We have talked long and hard about not spending our children's and grandchildren's future in this place, so then why are we doing it? We should be reminded about the economic policies of the Liberal government some 30 years ago, which increased taxes, debt, and bailouts. It took subsequent governments 30 years to recover from that reckless spending. Why is the current government repeating the same policies? It took a generation to recover from that.
To look back in history, it was our previous government that restored the pay increase to the middle class by an average of $5,000 per year. Those living in Ontario appear to be far more pessimistic than the rest of the country as a whole. We should not be surprised about that, because it too is a Liberal government, and like the one in Ottawa, Liberals love to spend, spend, spend. Taxes will eventually have to be paid for down the road.
It has been an especially dark summer in my province of Saskatchewan. We have had many layoffs, shutdowns, and takeovers in the headlines of our major newspapers in the province. Mitsubishi Hitachi Power Systems laid off 150 Saskatoon employees in July. The company later said it is going to close the plant permanently and sell off all of the assets. In July, workers at Mosaic's Colonsay potash mine were told that the entire mine would be shut down until January 3, 2017. The company said it hoped to call back workers, but there is no guarantee. In late July, I drove by that mine in Colonsay, once hosting well over 200 to 300 stalls for parking, and there were five vehicles in the parking lot. It has affected the entire area, as businesses surrounding the Colonsay mine have been hit hard with the shutdown. Many were forced to cut hours or lay off staff.
The entire potash industry in this country is nervous, with the possible merger of Potash Corp. and Agrium that was announced earlier this month. Vecima, another company in Saskatoon, announced massive layoffs in July. The decline in the construction industry has hit our province especially hard. The largest decline in construction employment was in the Saskatoon metropolitan area where the employment for three months ending in August was 3,200 lower than it was the year before.
There were 42,000 unemployed in the province of Saskatchewan during August. That is an increase of 3,400 from the month before, and 5,200 more than the number of unemployed in August of 2015. EI recipients jumped 19% alone in the month of June.
Doug Elliott, who is the publisher of Sask Trends Monitor, said that people were unable to find work and simply stopped looking entirely. Let us think about this. The incentive to work among the current unemployment ranks is lost in our country.
Now we hear that the government will move forward on its carbon tax. Like it or not, we are going to have a carbon tax in our country. There was no agreement at all from the Vancouver meetings that were held in March, and we actually missed the September 2 deadline. Now, like it or not, we are going to have a carbon tax, because we were promised one. What happened to the collaboration that was promised by the government almost a year ago?

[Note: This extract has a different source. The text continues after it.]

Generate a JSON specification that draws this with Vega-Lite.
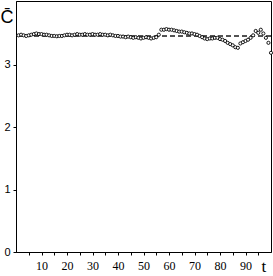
{
  "$schema": "https://vega.github.io/schema/vega-lite/v6.json",
  "width": 255,
  "height": 251,
  "autosize": "none",
  "padding": {"left": 16, "top": 1, "right": 2, "bottom": 24},
  "background": "white",
  "config": {
    "view": {"stroke": "black", "strokeWidth": 1},
    "axis": {"grid": false, "domainColor": "black", "tickColor": "black", "labelColor": "black", "titleColor": "black", "domainWidth": 1, "tickWidth": 1}
  },
  "data": {"values": [
    {"t":1,"C":3.47},{"t":2,"C":3.48},{"t":3,"C":3.47},{"t":4,"C":3.46},{"t":5,"C":3.47},
    {"t":6,"C":3.48},{"t":7,"C":3.49},{"t":8,"C":3.50},{"t":9,"C":3.49},{"t":10,"C":3.49},
    {"t":11,"C":3.48},{"t":12,"C":3.48},{"t":13,"C":3.47},{"t":14,"C":3.46},{"t":15,"C":3.46},
    {"t":16,"C":3.455},{"t":17,"C":3.46},{"t":18,"C":3.46},{"t":19,"C":3.47},{"t":20,"C":3.48},
    {"t":21,"C":3.48},{"t":22,"C":3.47},{"t":23,"C":3.48},{"t":24,"C":3.49},{"t":25,"C":3.48},
    {"t":26,"C":3.48},{"t":27,"C":3.49},{"t":28,"C":3.48},{"t":29,"C":3.48},{"t":30,"C":3.49},
    {"t":31,"C":3.48},{"t":32,"C":3.48},{"t":33,"C":3.49},{"t":34,"C":3.48},{"t":35,"C":3.48},
    {"t":36,"C":3.47},{"t":37,"C":3.48},{"t":38,"C":3.47},{"t":39,"C":3.46},{"t":40,"C":3.46},
    {"t":41,"C":3.45},{"t":42,"C":3.45},{"t":43,"C":3.44},{"t":44,"C":3.45},{"t":45,"C":3.44},
    {"t":46,"C":3.43},{"t":47,"C":3.44},{"t":48,"C":3.43},{"t":49,"C":3.42},{"t":50,"C":3.43},
    {"t":51,"C":3.44},{"t":52,"C":3.43},{"t":53,"C":3.42},{"t":54,"C":3.43},{"t":55,"C":3.44},
    {"t":56,"C":3.48},{"t":57,"C":3.56},{"t":58,"C":3.56},{"t":59,"C":3.57},{"t":60,"C":3.56},
    {"t":61,"C":3.56},{"t":62,"C":3.55},{"t":63,"C":3.54},{"t":64,"C":3.53},{"t":65,"C":3.53},
    {"t":66,"C":3.52},{"t":67,"C":3.51},{"t":68,"C":3.50},{"t":69,"C":3.50},{"t":70,"C":3.49},
    {"t":71,"C":3.48},{"t":72,"C":3.46},{"t":73,"C":3.44},{"t":74,"C":3.42},{"t":75,"C":3.41},
    {"t":76,"C":3.42},{"t":77,"C":3.42},{"t":78,"C":3.43},{"t":79,"C":3.43},{"t":80,"C":3.41},
    {"t":81,"C":3.40},{"t":82,"C":3.38},{"t":83,"C":3.35},{"t":84,"C":3.33},{"t":85,"C":3.31},
    {"t":86,"C":3.28},{"t":87,"C":3.27},{"t":88,"C":3.34},{"t":89,"C":3.36},{"t":90,"C":3.38},
    {"t":91,"C":3.40},{"t":92,"C":3.43},{"t":93,"C":3.47},{"t":94,"C":3.54},{"t":95,"C":3.51},
    {"t":96,"C":3.56},{"t":97,"C":3.50},{"t":98,"C":3.43},{"t":99,"C":3.35},{"t":100,"C":3.19}
  ]},
  "layer": [
    {
      "mark": {"type": "rule", "stroke": "#555555", "strokeWidth": 0.7, "strokeDash": [5, 3]},
      "encoding": {"y": {"datum": 3.465, "type": "quantitative"}}
    },
    {
      "mark": {"type": "point", "shape": "circle", "filled": false, "fill": "white", "fillOpacity": 1, "stroke": "black", "strokeWidth": 0.9, "size": 10, "opacity": 1},
      "encoding": {
        "x": {
          "field": "t", "type": "quantitative",
          "scale": {"domain": [0, 100], "nice": false, "zero": false},
          "axis": {
            "values": [5,10,15,20,25,30,35,40,45,50,55,60,65,70,75,80,85,90,95],
            "labelExpr": "datum.value % 10 == 0 ? datum.label : ''",
            "tickSize": 3, "labelPadding": 5, "labelFont": "Liberation Serif", "labelFontSize": 12,
            "labelFlush": false, "labelOverlap": false,
            "title": "t", "titleFont": "Liberation Serif", "titleFontSize": 17, "titleFontWeight": "normal",
            "titleAnchor": "start", "titleAlign": "left", "titleBaseline": "alphabetic",
            "titleX": 245, "titleY": 19
          }
        },
        "y": {
          "field": "C", "type": "quantitative",
          "scale": {"domain": [0, 4.02], "nice": false, "zero": true},
          "axis": {
            "values": [0, 0.5, 1, 1.5, 2, 2.5, 3, 3.5],
            "labelExpr": "datum.value % 1 == 0 ? format(datum.value, 'd') : ''",
            "tickSize": 3, "labelPadding": 3, "labelFont": "Liberation Sans", "labelFontSize": 11,
            "labelFlush": false, "labelOverlap": false,
            "title": "C̄", "titleFont": "Liberation Sans", "titleFontSize": 18, "titleFontWeight": "normal",
            "titleAngle": 0, "titleAlign": "left", "titleBaseline": "alphabetic",
            "titleX": -16, "titleY": 21
          }
        }
      }
    }
  ]
}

Employers are feeling the pressure in oil and gas producing provinces like mine in Saskatchewan, along with Alberta, and Newfoundland and Labrador. The budget did nothing to improve their situation at all. Once considered the backbone of Canadian economy, these provinces were left to fend for themselves with the current federal Liberal government.
I might add, changes coming to the CPP would add more cost to businesses at a time when they are scrambling in this weak economy, yet the federal government shows no mercy for business and the middle class. According to a new Ipsos survey conducted on behalf of the Canadian Federation of Independent Business, eight of ten people want the government to consult with the public before going ahead with its CPP expansion plans. Therefore, if the CPP reforms mean that businesses freeze or even cut wages, employees will simply oppose these reforms. Working Canadians do not support changes to the CPP if it has the consequence of freezing or even diminishing their salaries at all. This makes sense, since we all know Canadians are feeling the pinch in this economy right now.

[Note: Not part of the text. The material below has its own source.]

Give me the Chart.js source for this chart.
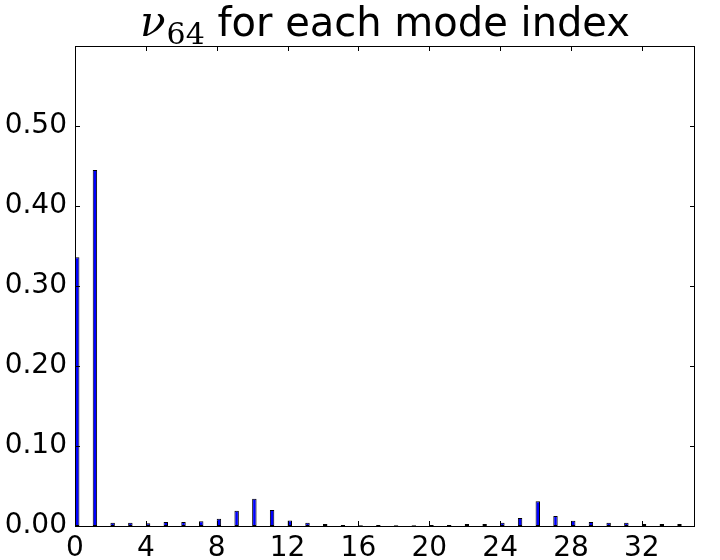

Today the Minister of Finance confirmed that the economy will create 1,050 fewer jobs per year over 10 years than would have been the case without the higher premiums. Changes to the Income Tax Act were, and continue to be, a major concern for entrepreneurs and professionals coast to coast. These are the people who are driving our economy. We know that our previous current government left the current government with a surplus. In the last 94 days alone, the federal Liberal government has gone through nearly $8 billion of announcements, plus the $1.3 billion spent outside of our country.
Our previous Conservative government believed that people needed to save for the future. The popular TFSAs were there for emergencies. This was visionary, as it promoted families to save for the future. In times of uncertainty, like right now, they could withdraw from those TFSAs. In times of prosperity, they could save for the future. By saving now, it would take the burden off the federal government in future years. It could be used to redirect the money to other needed programs.
This summer, I knocked on hundreds of doors in my riding of Saskatoon—Grasswood, and we did a number of barbecues. I was constantly told by people how disappointed they are in the Liberal government. Many professionals said they would simply cut back their hours. Instead of serving the public like they do now for six and seven days a week, they will cut back their hours to three or four days a week. The incentive is gone, and that will make us all pay dearly in the end.